I am reasonably proud of Magus. I wouldn’t have initially picked him as the herbal of the group, but I can’t argue with the flavor. The Adagio bulk formulation, even as prepared in store, is actually not quite as good as my per-cup experiments with a gentle tsp of Adagio Peppermint, 1 bag of Triple Leaf ginger, 1/2tsp lemon cloud and just a dash of chili. That may mean there’s some processing agent or binder in the Triple Leaf, or that I got the ratios slightly off, but I have discovered that using more tea per cup helps offset this. Magus was based initially on my discovery of exactly how strong Adagio’s peppermint is. If you haven’t tried it side-by-side with their spearmint, you should some time. It’s this quality of mint that has brought me around to liking mint tea, and I’d independently enjoyed straight ginger, so I combined the two experimentally one evening and loved it. But of course, I couldn’t be that direct and still call it a blend, so I poked around for other flavors. Hot and spicy were covered, so I played with tart/mellow, and used lemon cloud as much as anything else because it’s what I had on hand.
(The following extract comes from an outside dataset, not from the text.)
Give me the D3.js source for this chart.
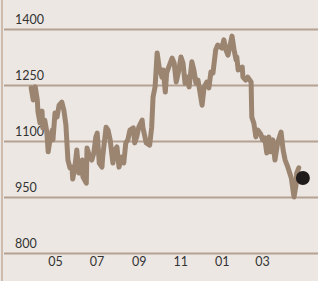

The result was definitely a good flavor, but I couldn’t honestly say it was Magus-worthy. I debated for awhile whether to just go with it anyway, but decided to make one more go of finding an accent that would really put the blend over the top. Something perhaps not even associated with tea. I remembered back to a happy accident years ago with chili-spiked camp coffee inadvertently made without the coffee, and decided as insane as that was, it was worth a shot here. Surprisingly, it wasn’t the heat the chili added that made the blend, it was the other mustier earthier notes it brought to the party- an arcane ambiance that couldn’t quite be placed. Although I have burnt myself out a bit on Magus now, it is the emptiest bag of my initial blend set, and the most likely to be re-ordered in the near future.